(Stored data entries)
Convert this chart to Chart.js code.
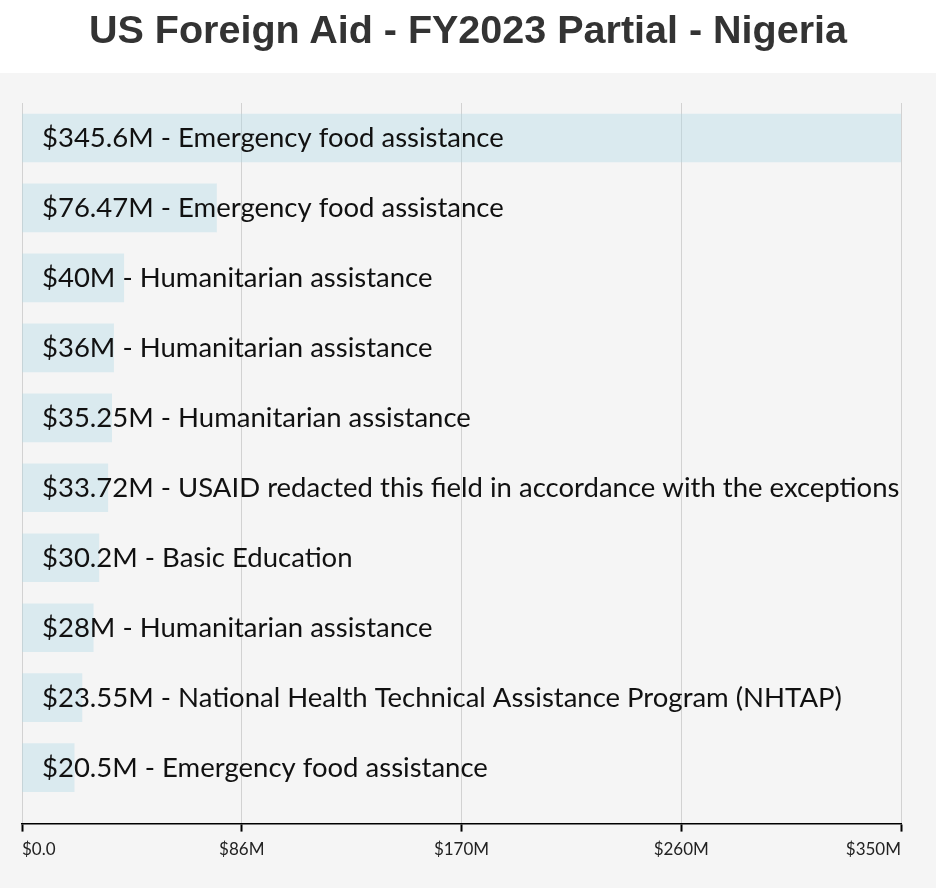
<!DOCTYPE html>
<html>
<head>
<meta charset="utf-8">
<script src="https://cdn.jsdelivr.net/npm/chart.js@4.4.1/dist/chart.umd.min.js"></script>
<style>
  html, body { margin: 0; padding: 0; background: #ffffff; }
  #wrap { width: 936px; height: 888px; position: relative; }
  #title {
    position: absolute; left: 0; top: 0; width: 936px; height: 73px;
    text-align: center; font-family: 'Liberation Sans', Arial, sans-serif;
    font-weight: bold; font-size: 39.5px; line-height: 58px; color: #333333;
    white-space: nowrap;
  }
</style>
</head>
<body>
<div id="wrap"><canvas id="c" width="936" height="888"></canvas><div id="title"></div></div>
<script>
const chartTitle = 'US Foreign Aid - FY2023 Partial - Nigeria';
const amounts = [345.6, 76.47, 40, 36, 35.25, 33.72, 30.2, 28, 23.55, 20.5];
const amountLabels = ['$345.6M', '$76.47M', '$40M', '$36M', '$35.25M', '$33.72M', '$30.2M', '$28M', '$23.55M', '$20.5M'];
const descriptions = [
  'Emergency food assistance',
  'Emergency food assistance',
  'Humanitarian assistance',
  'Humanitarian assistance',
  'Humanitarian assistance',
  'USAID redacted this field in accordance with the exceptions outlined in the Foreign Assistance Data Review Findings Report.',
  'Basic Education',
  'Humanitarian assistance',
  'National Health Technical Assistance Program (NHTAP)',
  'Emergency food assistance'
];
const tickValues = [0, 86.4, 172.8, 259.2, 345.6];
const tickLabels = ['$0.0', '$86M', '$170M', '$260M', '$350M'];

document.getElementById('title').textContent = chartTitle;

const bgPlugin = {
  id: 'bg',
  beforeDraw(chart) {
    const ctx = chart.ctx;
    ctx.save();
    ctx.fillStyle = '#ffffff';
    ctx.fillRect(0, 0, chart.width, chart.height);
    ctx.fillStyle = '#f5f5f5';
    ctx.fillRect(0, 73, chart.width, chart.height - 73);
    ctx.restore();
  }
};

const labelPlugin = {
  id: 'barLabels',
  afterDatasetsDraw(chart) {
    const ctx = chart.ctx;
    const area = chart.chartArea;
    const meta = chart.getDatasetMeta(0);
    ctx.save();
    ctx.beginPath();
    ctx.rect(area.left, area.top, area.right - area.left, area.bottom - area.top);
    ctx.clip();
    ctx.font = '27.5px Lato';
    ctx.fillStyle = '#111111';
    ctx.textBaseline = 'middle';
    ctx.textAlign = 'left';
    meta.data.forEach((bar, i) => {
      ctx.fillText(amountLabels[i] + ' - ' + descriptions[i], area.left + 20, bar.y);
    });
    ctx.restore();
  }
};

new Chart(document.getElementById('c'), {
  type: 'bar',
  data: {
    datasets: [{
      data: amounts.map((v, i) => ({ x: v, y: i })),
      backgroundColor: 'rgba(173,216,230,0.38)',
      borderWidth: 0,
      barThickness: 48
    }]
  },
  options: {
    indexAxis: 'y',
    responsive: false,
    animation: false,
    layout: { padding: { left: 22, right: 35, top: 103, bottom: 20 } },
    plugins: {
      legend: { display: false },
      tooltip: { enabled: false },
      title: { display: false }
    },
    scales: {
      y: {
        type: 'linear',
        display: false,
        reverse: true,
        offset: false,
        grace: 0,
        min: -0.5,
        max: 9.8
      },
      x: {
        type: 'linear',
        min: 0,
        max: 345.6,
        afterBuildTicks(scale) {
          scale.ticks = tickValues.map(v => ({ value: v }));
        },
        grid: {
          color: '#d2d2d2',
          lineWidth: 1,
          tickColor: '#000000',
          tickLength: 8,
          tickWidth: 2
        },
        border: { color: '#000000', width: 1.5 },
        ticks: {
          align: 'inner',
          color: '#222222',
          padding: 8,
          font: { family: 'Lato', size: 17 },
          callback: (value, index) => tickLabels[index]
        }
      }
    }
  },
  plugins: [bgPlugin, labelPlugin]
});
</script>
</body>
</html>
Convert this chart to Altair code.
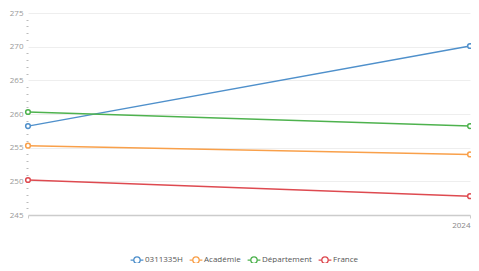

**THE EXERCISE:**
Using the records above, output their complete text exactly, minus any images.

**FINAL RESULT:**
Convert this chart to Chart.js code.
<!DOCTYPE html>
<html>
<head>
<meta charset="utf-8">
<script src="https://cdn.jsdelivr.net/npm/chart.js@4.4.1/dist/chart.umd.min.js"></script>
<style>
  html, body { margin: 0; padding: 0; background: #ffffff; }
  #wrap { width: 936px; height: 888px; position: relative; }
  #title {
    position: absolute; left: 0; top: 0; width: 936px; height: 73px;
    text-align: center; font-family: 'Liberation Sans', Arial, sans-serif;
    font-weight: bold; font-size: 39.5px; line-height: 58px; color: #333333;
    white-space: nowrap;
  }
</style>
</head>
<body>
<div id="wrap"><canvas id="c" width="936" height="888"></canvas><div id="title"></div></div>
<script>
const chartTitle = 'US Foreign Aid - FY2023 Partial - Nigeria';
const amounts = [345.6, 76.47, 40, 36, 35.25, 33.72, 30.2, 28, 23.55, 20.5];
const amountLabels = ['$345.6M', '$76.47M', '$40M', '$36M', '$35.25M', '$33.72M', '$30.2M', '$28M', '$23.55M', '$20.5M'];
const descriptions = [
  'Emergency food assistance',
  'Emergency food assistance',
  'Humanitarian assistance',
  'Humanitarian assistance',
  'Humanitarian assistance',
  'USAID redacted this field in accordance with the exceptions outlined in the Foreign Assistance Data Review Findings Report.',
  'Basic Education',
  'Humanitarian assistance',
  'National Health Technical Assistance Program (NHTAP)',
  'Emergency food assistance'
];
const tickValues = [0, 86.4, 172.8, 259.2, 345.6];
const tickLabels = ['$0.0', '$86M', '$170M', '$260M', '$350M'];

document.getElementById('title').textContent = chartTitle;

const bgPlugin = {
  id: 'bg',
  beforeDraw(chart) {
    const ctx = chart.ctx;
    ctx.save();
    ctx.fillStyle = '#ffffff';
    ctx.fillRect(0, 0, chart.width, chart.height);
    ctx.fillStyle = '#f5f5f5';
    ctx.fillRect(0, 73, chart.width, chart.height - 73);
    ctx.restore();
  }
};

const labelPlugin = {
  id: 'barLabels',
  afterDatasetsDraw(chart) {
    const ctx = chart.ctx;
    const area = chart.chartArea;
    const meta = chart.getDatasetMeta(0);
    ctx.save();
    ctx.beginPath();
    ctx.rect(area.left, area.top, area.right - area.left, area.bottom - area.top);
    ctx.clip();
    ctx.font = '27.5px Lato';
    ctx.fillStyle = '#111111';
    ctx.textBaseline = 'middle';
    ctx.textAlign = 'left';
    meta.data.forEach((bar, i) => {
      ctx.fillText(amountLabels[i] + ' - ' + descriptions[i], area.left + 20, bar.y);
    });
    ctx.restore();
  }
};

new Chart(document.getElementById('c'), {
  type: 'bar',
  data: {
    datasets: [{
      data: amounts.map((v, i) => ({ x: v, y: i })),
      backgroundColor: 'rgba(173,216,230,0.38)',
      borderWidth: 0,
      barThickness: 48
    }]
  },
  options: {
    indexAxis: 'y',
    responsive: false,
    animation: false,
    layout: { padding: { left: 22, right: 35, top: 103, bottom: 20 } },
    plugins: {
      legend: { display: false },
      tooltip: { enabled: false },
      title: { display: false }
    },
    scales: {
      y: {
        type: 'linear',
        display: false,
        reverse: true,
        offset: false,
        grace: 0,
        min: -0.5,
        max: 9.8
      },
      x: {
        type: 'linear',
        min: 0,
        max: 345.6,
        afterBuildTicks(scale) {
          scale.ticks = tickValues.map(v => ({ value: v }));
        },
        grid: {
          color: '#d2d2d2',
          lineWidth: 1,
          tickColor: '#000000',
          tickLength: 8,
          tickWidth: 2
        },
        border: { color: '#000000', width: 1.5 },
        ticks: {
          align: 'inner',
          color: '#222222',
          padding: 8,
          font: { family: 'Lato', size: 17 },
          callback: (value, index) => tickLabels[index]
        }
      }
    }
  },
  plugins: [bgPlugin, labelPlugin]
});
</script>
</body>
</html>
Convert this chart to Altair code.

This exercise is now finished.